EXERCISE INSTRUCTIONS: Copy every line of the following data that includes the string "code".

LISTED ENTRIES:

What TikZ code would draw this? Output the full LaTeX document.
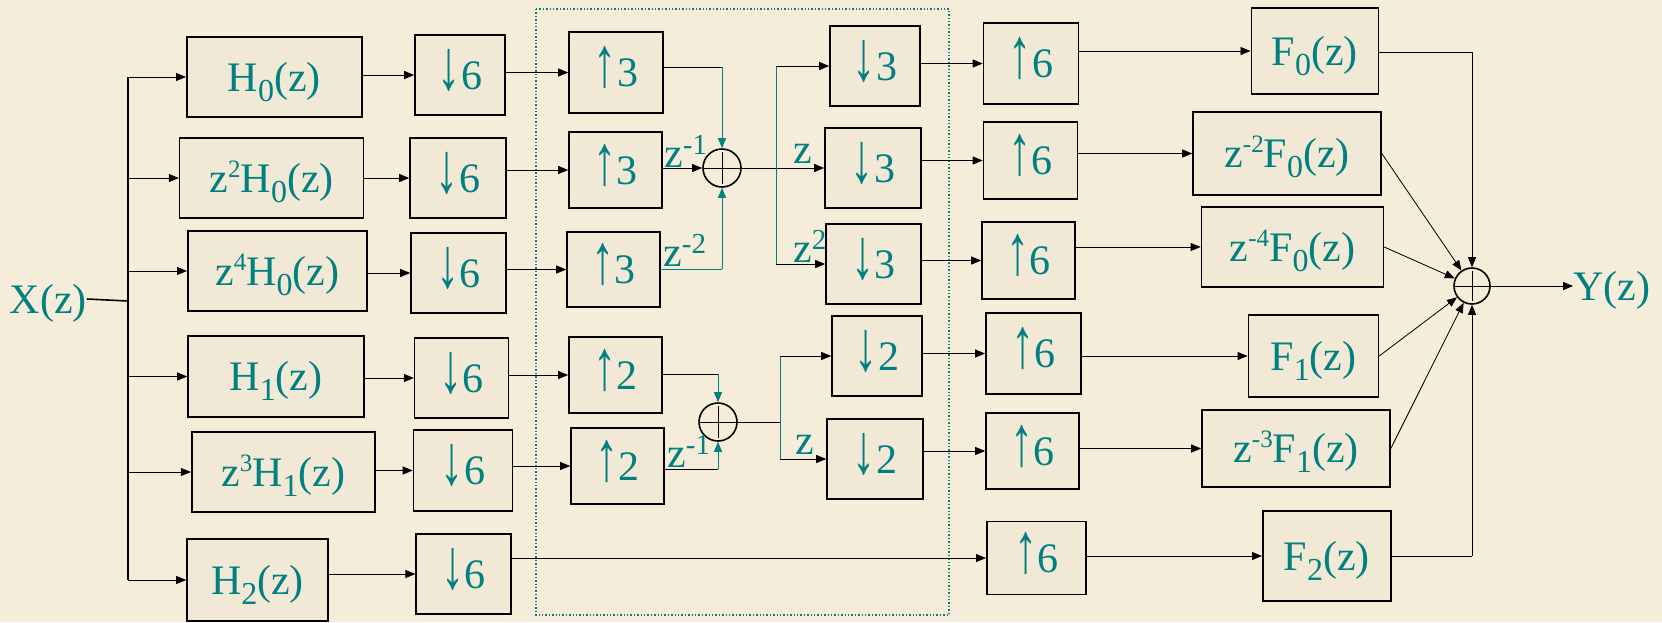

* * *

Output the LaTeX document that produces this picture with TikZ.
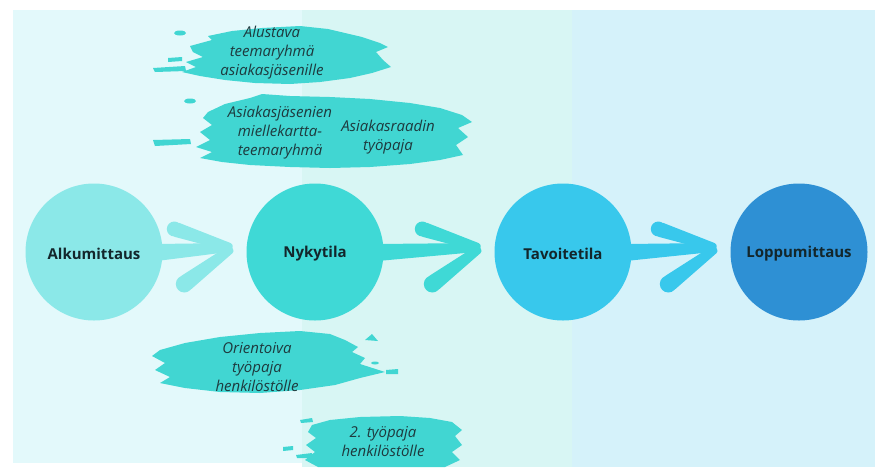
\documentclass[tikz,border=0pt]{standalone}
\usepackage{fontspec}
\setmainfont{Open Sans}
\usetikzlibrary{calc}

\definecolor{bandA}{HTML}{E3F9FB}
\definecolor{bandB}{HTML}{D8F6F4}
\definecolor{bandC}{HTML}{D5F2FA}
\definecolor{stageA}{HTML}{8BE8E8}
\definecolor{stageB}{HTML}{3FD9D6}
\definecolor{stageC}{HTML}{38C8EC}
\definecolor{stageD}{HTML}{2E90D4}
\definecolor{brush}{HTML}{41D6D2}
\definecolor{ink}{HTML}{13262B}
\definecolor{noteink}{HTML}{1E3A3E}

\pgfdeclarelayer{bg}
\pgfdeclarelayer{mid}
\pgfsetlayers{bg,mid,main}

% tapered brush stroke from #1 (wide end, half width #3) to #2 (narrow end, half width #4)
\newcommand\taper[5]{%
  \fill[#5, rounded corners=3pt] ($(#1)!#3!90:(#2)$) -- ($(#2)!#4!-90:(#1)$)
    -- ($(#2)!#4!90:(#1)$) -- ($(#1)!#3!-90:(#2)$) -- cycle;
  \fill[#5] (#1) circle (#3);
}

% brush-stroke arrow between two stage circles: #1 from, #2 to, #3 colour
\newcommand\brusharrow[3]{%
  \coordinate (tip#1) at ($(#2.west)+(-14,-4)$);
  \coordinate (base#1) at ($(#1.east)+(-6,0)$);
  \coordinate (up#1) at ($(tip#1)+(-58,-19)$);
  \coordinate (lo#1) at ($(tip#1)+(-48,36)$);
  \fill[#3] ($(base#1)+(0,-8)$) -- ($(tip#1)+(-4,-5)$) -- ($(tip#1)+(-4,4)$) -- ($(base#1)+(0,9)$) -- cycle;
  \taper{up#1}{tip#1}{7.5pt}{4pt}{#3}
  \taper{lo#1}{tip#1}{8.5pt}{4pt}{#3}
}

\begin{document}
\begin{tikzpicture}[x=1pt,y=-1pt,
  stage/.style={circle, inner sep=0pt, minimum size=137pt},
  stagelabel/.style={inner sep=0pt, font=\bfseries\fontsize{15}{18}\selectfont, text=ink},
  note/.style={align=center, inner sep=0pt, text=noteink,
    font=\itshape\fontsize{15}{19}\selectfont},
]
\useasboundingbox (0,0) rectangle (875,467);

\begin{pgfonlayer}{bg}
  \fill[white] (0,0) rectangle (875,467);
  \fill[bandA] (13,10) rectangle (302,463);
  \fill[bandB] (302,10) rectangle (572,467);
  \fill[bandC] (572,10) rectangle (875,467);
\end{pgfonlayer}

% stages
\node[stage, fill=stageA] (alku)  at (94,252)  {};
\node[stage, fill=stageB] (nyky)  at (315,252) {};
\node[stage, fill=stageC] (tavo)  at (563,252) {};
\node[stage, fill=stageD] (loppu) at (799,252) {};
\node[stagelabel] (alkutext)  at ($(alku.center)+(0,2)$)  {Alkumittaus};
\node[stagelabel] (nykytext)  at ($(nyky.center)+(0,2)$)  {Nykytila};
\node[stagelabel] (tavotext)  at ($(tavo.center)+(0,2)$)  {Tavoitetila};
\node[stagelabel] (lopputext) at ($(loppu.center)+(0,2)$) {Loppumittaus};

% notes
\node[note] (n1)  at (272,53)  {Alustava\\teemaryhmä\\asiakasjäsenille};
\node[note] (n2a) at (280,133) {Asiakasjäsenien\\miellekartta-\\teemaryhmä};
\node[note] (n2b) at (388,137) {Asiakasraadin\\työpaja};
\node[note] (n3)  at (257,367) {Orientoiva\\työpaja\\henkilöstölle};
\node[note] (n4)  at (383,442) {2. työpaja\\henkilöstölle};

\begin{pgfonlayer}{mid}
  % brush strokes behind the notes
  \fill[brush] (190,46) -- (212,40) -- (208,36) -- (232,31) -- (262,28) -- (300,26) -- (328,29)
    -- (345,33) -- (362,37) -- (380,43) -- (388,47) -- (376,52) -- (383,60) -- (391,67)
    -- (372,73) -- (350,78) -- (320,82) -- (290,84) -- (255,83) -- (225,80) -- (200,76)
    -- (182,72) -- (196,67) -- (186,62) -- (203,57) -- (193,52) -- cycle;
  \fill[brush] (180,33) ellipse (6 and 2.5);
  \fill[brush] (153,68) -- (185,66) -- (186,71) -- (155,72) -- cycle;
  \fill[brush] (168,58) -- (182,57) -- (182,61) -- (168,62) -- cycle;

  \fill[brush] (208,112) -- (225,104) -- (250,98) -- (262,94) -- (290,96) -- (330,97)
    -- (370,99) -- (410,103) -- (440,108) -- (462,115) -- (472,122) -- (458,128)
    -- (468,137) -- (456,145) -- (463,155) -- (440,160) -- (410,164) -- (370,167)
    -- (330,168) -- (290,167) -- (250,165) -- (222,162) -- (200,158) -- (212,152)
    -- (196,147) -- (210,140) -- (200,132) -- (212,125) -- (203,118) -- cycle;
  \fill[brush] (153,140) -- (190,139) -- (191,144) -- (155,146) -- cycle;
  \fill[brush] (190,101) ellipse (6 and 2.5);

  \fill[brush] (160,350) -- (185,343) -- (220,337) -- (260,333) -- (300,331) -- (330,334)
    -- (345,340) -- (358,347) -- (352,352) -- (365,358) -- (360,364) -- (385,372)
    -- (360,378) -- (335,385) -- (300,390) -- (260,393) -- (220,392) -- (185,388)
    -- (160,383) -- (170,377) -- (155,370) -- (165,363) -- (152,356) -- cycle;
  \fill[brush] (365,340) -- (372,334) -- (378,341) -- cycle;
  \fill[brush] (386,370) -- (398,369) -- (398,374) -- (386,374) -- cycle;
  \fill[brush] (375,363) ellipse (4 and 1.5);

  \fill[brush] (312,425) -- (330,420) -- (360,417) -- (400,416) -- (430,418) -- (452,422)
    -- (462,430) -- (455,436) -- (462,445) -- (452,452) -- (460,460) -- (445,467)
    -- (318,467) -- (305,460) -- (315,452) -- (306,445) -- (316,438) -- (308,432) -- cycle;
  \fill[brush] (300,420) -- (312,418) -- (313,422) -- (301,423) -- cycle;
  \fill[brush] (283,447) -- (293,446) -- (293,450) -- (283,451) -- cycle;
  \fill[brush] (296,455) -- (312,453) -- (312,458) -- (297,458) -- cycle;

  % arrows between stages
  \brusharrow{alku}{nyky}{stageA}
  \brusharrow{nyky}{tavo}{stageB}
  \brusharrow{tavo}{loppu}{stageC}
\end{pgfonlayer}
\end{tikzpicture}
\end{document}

---

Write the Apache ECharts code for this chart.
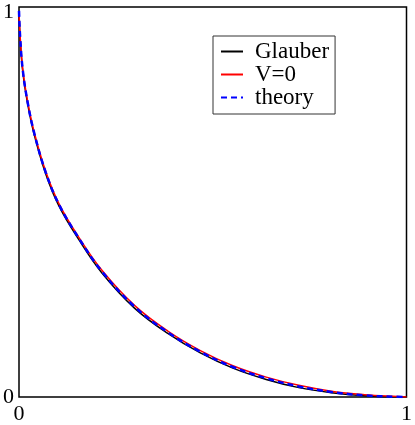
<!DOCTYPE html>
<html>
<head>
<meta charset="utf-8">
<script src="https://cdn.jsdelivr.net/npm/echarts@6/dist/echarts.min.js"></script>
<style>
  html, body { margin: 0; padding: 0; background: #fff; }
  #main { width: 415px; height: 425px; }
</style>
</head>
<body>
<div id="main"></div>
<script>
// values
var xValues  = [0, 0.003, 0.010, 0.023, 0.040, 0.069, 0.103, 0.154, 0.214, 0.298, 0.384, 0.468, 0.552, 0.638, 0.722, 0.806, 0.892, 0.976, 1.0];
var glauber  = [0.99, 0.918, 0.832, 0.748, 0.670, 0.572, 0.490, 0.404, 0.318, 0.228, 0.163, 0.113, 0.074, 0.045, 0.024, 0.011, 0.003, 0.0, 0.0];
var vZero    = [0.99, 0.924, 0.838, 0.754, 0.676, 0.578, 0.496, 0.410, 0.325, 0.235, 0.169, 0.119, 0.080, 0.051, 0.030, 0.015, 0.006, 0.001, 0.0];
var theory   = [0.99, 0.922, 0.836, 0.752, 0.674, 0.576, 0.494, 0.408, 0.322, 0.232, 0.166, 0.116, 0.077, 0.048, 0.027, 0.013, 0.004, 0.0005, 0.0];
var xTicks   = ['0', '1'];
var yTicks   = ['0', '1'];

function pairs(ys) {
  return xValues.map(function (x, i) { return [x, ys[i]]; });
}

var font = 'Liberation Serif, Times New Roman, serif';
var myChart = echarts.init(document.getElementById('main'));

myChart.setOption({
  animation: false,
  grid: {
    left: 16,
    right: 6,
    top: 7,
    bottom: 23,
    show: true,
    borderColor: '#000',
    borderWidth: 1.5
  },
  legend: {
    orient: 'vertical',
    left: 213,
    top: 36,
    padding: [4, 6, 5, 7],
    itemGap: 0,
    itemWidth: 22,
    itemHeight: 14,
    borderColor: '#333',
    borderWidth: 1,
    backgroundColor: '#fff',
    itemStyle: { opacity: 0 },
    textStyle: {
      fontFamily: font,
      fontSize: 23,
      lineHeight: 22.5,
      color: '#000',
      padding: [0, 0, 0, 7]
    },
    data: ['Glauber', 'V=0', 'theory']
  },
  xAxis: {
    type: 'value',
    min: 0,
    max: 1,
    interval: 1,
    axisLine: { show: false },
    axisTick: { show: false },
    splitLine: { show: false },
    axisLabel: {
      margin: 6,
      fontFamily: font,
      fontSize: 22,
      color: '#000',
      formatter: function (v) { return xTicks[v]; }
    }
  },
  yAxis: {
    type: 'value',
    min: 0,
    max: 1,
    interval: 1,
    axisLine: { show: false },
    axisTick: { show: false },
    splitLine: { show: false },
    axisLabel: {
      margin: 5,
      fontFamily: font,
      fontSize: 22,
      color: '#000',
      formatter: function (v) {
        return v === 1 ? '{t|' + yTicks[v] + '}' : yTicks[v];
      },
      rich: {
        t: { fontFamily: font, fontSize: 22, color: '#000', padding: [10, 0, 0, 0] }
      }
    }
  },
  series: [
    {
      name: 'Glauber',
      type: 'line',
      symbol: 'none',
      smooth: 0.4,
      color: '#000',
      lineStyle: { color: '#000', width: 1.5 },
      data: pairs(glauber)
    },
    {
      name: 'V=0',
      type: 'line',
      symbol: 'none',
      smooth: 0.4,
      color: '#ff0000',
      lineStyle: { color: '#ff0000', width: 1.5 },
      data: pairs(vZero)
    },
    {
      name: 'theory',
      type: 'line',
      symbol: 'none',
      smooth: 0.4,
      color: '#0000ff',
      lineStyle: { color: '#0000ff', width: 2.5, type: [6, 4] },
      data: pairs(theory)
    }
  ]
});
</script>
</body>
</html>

IN RESPONSE:
What TikZ code would draw this? Output the full LaTeX document.
Write the Apache ECharts code for this chart.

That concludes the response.